**Task objective**
Give the data again exactly, from its opening line through the line in which "import numpy as np" appears.

-.-.-

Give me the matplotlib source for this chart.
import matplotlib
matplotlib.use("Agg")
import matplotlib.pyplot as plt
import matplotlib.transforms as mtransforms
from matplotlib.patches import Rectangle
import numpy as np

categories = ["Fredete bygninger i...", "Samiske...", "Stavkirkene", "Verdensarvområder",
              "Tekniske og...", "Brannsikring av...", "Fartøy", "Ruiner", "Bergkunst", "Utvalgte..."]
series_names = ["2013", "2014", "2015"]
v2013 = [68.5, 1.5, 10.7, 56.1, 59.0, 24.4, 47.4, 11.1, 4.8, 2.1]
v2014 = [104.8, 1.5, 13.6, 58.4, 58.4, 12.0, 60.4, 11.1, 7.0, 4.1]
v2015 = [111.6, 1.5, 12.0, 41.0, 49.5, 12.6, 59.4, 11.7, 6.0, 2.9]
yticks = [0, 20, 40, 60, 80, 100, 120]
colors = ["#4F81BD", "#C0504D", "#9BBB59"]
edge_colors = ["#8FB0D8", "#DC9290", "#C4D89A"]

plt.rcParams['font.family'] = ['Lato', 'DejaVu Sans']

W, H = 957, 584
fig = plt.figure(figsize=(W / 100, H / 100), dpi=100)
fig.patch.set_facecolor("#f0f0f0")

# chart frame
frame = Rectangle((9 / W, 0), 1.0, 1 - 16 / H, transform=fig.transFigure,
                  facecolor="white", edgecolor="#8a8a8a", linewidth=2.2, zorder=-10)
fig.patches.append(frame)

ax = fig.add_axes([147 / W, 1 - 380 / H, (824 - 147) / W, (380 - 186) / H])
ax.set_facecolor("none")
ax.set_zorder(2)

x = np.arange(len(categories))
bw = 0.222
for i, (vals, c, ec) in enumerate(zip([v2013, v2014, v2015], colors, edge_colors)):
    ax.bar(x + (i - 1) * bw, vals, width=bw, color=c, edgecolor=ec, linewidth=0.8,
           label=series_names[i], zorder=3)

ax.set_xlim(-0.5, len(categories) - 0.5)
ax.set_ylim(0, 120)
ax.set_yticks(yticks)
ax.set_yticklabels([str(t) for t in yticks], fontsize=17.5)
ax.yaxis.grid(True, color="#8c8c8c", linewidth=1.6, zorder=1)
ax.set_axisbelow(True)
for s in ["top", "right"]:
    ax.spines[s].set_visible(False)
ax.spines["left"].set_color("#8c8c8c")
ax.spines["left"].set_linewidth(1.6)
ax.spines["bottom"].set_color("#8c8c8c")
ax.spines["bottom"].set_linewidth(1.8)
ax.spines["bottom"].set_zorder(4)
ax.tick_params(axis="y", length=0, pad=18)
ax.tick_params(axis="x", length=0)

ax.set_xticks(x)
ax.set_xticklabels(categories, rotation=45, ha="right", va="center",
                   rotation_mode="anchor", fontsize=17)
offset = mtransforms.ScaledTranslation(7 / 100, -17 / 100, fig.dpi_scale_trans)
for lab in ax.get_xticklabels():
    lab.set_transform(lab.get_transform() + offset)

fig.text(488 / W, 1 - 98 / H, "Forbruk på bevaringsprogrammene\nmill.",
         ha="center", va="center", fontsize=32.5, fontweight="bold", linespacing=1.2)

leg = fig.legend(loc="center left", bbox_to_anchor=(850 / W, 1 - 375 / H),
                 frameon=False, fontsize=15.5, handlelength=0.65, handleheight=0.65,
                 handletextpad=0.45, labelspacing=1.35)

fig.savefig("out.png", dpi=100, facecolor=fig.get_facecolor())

-.-.-

**Output of the exercise**
Give me the matplotlib source for this chart.
import matplotlib
matplotlib.use("Agg")
import matplotlib.pyplot as plt
import matplotlib.transforms as mtransforms
from matplotlib.patches import Rectangle
import numpy as np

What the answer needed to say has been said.